* **Written problem**
Starting with the first line below, extract each line through the one that contains "y_ticks = [0, 1, 2, 3, 4, 5, 6]", inclusive, excluding pictures.

* **Raw data**
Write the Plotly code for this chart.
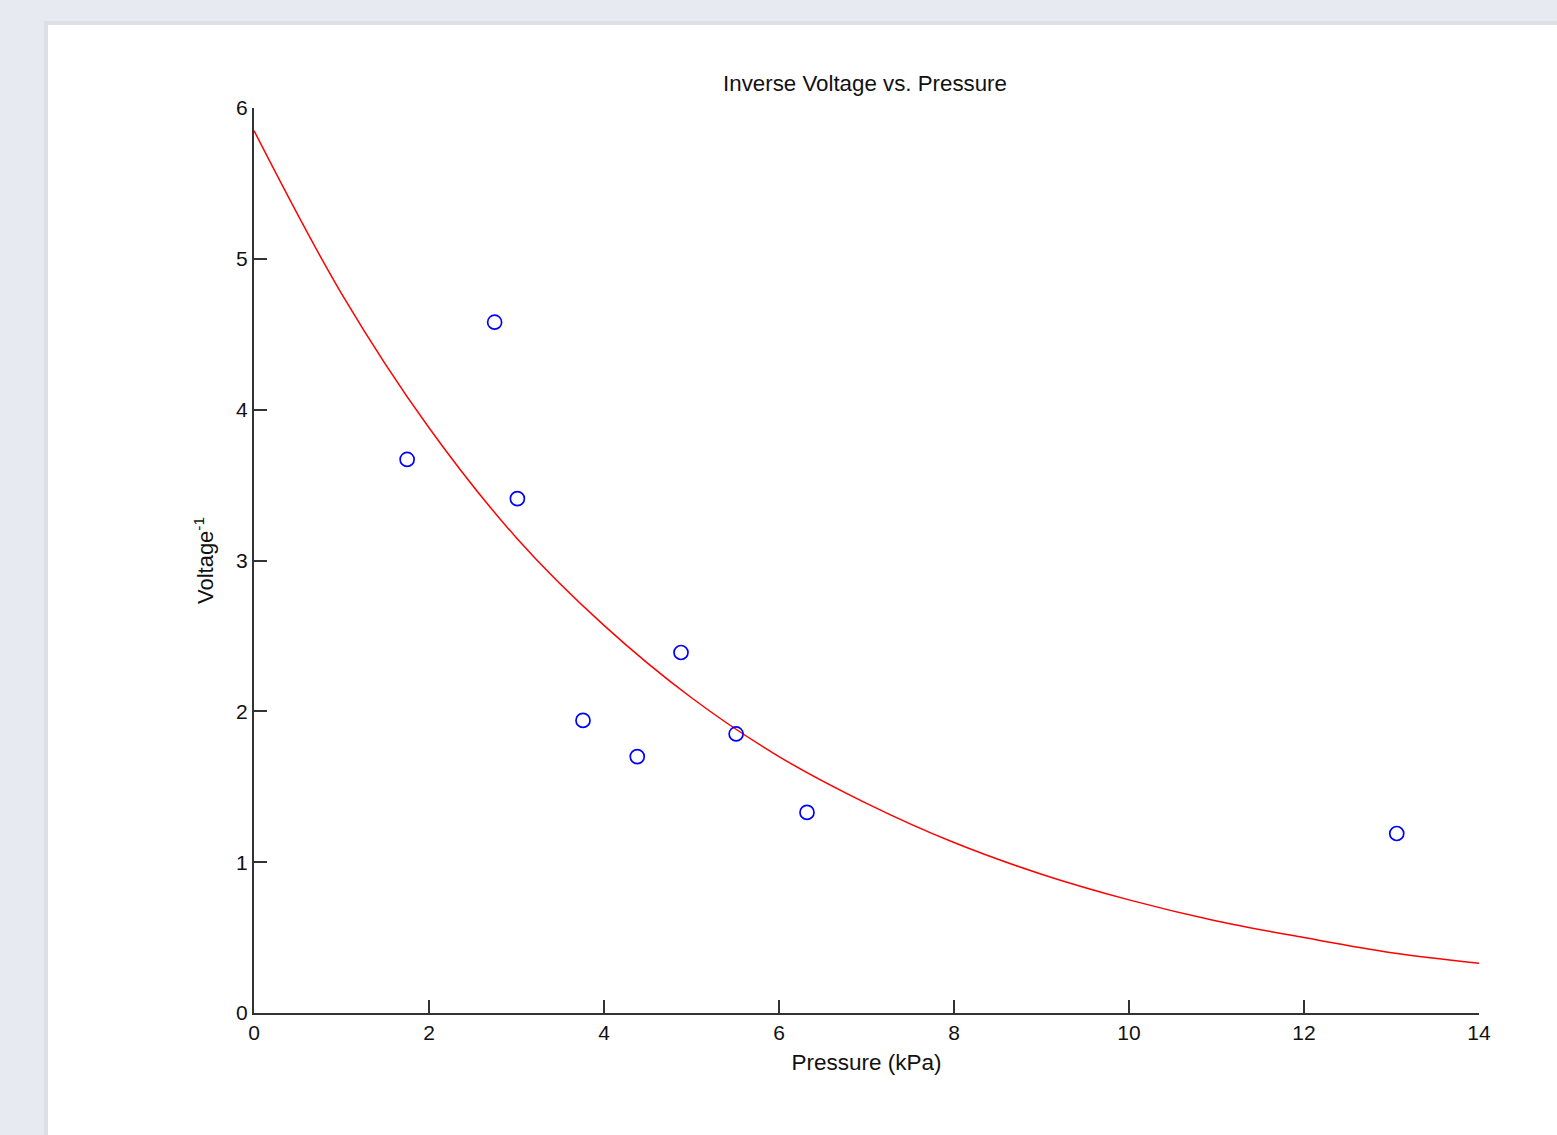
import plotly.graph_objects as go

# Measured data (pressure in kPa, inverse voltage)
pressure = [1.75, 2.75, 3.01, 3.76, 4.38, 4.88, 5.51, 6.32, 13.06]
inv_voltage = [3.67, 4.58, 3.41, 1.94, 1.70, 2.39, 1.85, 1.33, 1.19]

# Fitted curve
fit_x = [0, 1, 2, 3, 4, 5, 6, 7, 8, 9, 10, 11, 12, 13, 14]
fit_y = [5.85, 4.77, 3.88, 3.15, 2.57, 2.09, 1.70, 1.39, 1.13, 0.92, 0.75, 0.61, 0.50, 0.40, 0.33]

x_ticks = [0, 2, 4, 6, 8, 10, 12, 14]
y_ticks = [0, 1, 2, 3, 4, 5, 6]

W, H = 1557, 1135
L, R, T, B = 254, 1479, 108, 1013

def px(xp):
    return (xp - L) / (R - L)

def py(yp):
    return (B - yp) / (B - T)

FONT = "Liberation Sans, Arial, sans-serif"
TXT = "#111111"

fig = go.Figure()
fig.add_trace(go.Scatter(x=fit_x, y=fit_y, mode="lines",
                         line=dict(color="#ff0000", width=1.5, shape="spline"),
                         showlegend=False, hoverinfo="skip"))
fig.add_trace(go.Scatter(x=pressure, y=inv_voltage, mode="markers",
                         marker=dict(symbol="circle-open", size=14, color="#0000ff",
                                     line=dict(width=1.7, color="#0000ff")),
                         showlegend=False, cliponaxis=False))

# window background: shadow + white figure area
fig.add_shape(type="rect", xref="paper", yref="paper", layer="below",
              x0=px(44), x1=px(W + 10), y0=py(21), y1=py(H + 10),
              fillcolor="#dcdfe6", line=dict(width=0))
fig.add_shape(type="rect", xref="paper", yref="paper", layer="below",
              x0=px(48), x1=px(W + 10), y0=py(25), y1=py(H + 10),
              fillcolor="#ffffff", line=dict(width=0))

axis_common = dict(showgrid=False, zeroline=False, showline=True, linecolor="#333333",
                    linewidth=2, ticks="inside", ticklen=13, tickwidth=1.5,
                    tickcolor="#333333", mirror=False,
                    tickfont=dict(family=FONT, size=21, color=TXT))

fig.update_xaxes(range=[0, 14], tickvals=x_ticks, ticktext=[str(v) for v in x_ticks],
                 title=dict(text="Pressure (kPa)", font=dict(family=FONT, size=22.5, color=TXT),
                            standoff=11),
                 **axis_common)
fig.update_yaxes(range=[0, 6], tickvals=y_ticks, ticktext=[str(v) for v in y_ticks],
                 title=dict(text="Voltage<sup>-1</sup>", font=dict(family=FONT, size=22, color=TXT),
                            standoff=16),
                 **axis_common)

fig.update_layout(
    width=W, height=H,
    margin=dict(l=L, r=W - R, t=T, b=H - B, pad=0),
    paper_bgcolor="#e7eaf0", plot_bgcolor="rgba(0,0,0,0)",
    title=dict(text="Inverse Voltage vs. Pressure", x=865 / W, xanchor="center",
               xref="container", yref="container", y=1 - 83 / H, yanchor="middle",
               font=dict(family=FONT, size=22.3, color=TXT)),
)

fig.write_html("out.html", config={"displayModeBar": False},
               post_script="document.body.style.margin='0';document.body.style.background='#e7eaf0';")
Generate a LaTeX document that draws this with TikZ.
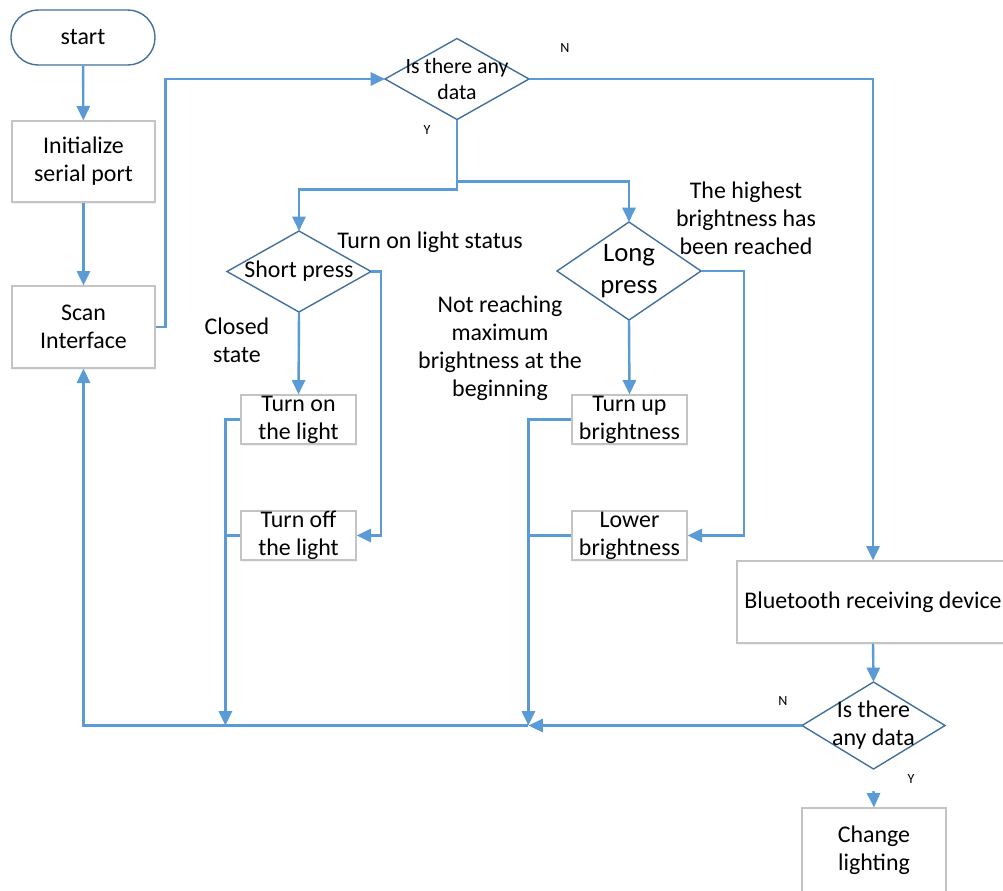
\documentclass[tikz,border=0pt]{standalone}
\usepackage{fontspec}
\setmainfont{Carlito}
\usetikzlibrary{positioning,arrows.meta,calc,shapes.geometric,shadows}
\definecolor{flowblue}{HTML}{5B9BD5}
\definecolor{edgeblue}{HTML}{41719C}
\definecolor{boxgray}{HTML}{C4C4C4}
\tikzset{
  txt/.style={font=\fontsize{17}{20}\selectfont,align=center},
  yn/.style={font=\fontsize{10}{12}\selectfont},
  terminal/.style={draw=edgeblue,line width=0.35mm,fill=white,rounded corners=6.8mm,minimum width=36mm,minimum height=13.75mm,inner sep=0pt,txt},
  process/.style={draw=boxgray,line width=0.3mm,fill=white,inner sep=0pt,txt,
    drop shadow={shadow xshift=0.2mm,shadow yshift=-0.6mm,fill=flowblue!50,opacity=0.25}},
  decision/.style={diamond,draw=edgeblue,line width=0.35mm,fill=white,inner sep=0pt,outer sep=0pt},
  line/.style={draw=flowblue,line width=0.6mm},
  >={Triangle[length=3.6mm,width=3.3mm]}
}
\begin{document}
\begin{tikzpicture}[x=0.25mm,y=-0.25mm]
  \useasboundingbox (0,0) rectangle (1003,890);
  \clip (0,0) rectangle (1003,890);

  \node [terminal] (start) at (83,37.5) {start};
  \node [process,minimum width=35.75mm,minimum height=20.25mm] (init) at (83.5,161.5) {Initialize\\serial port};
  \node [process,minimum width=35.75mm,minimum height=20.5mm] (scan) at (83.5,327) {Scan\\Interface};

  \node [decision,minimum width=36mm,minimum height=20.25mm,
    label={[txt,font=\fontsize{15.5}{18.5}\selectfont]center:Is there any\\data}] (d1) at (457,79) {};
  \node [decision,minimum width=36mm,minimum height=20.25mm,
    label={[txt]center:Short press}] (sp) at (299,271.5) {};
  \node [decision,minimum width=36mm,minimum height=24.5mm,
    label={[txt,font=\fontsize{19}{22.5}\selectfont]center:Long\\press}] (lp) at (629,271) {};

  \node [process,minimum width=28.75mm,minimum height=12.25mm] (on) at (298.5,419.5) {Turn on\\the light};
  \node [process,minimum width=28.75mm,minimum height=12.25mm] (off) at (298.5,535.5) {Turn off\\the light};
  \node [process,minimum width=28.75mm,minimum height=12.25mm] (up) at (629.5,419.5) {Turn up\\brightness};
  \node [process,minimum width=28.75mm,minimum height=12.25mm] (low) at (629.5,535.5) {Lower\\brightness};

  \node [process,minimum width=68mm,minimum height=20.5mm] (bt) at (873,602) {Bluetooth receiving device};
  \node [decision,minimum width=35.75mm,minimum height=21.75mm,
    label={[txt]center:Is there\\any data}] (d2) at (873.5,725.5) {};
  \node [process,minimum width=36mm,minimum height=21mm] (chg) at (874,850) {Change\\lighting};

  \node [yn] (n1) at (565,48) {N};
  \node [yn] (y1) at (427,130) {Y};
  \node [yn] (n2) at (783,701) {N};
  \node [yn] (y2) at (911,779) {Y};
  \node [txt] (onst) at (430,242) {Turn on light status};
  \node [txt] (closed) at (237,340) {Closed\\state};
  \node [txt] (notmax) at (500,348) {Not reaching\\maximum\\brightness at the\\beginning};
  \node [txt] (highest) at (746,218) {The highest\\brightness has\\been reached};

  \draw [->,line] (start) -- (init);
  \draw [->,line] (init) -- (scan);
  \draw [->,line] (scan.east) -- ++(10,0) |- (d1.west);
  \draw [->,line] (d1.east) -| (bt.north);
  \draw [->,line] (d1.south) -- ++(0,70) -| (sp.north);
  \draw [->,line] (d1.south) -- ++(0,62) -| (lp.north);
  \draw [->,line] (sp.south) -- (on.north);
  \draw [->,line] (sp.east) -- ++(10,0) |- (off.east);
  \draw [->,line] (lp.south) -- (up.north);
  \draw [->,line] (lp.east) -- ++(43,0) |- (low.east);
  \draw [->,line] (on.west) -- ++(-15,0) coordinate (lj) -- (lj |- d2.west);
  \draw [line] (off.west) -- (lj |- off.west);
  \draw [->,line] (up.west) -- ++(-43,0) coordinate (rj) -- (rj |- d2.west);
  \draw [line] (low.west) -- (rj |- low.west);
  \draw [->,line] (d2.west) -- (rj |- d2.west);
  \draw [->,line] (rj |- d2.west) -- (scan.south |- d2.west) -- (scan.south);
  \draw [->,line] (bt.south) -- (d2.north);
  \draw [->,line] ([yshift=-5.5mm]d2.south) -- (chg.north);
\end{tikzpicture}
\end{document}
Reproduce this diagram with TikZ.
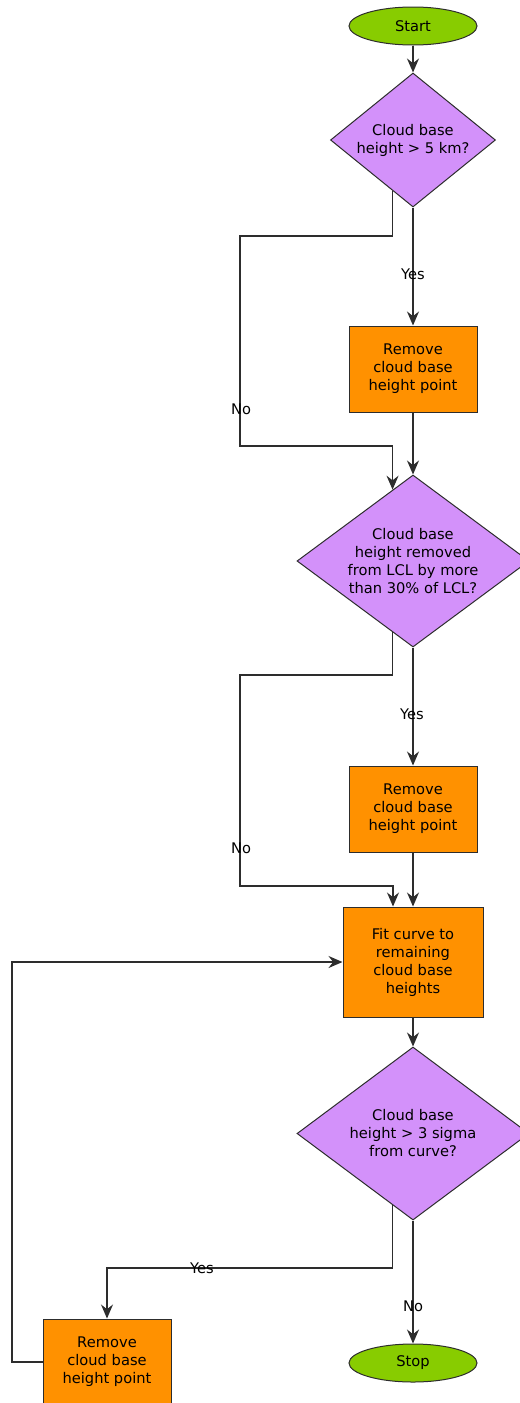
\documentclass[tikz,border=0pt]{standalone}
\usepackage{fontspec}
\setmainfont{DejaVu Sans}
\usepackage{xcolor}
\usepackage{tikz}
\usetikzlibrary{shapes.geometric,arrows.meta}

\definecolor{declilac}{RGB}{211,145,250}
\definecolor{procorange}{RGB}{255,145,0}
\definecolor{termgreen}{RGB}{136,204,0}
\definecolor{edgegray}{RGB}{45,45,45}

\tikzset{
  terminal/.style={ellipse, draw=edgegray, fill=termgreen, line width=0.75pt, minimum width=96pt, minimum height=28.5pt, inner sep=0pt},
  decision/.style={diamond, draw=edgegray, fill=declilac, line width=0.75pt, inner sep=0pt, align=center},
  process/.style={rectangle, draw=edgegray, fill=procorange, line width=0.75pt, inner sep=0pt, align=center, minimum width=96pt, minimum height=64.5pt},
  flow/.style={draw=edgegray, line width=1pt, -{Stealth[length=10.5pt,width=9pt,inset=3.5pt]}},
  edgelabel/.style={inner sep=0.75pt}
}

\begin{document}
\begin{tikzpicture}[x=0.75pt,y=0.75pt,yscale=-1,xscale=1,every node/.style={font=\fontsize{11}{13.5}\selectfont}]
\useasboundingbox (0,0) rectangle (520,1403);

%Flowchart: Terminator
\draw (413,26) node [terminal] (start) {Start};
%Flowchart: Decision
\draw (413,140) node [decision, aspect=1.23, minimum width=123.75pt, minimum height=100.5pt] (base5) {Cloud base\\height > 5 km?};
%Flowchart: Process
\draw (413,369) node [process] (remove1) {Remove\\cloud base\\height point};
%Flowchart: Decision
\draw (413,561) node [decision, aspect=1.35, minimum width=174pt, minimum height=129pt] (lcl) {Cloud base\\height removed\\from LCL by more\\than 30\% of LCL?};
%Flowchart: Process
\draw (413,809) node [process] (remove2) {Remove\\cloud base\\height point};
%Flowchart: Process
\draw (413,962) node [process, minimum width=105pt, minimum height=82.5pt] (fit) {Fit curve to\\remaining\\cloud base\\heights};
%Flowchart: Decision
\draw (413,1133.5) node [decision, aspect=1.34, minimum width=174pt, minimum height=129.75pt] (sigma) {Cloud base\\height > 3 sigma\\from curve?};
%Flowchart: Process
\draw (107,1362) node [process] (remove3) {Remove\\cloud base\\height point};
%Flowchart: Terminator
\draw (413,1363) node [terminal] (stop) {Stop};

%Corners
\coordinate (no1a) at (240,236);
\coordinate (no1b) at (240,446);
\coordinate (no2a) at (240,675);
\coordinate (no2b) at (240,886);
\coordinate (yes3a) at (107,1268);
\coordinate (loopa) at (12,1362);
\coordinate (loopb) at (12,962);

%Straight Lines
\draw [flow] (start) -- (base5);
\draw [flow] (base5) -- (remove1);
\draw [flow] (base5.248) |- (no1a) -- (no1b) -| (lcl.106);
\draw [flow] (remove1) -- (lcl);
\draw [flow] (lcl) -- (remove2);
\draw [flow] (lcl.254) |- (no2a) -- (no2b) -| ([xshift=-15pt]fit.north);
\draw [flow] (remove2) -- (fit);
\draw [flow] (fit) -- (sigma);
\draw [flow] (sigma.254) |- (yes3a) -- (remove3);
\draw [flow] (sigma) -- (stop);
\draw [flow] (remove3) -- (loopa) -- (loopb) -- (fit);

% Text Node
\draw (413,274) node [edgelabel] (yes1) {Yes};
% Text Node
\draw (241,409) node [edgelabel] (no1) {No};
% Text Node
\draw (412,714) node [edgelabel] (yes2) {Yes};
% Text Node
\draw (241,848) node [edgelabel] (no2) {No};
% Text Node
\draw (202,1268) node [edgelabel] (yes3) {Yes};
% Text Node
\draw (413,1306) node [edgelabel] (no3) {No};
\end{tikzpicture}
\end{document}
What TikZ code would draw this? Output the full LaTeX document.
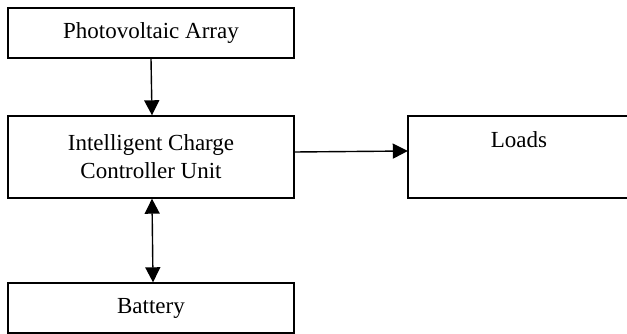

* **Response to the task**
Write the Plotly code for this chart.
import plotly.graph_objects as go

# Measured data (pressure in kPa, inverse voltage)
pressure = [1.75, 2.75, 3.01, 3.76, 4.38, 4.88, 5.51, 6.32, 13.06]
inv_voltage = [3.67, 4.58, 3.41, 1.94, 1.70, 2.39, 1.85, 1.33, 1.19]

# Fitted curve
fit_x = [0, 1, 2, 3, 4, 5, 6, 7, 8, 9, 10, 11, 12, 13, 14]
fit_y = [5.85, 4.77, 3.88, 3.15, 2.57, 2.09, 1.70, 1.39, 1.13, 0.92, 0.75, 0.61, 0.50, 0.40, 0.33]

x_ticks = [0, 2, 4, 6, 8, 10, 12, 14]
y_ticks = [0, 1, 2, 3, 4, 5, 6]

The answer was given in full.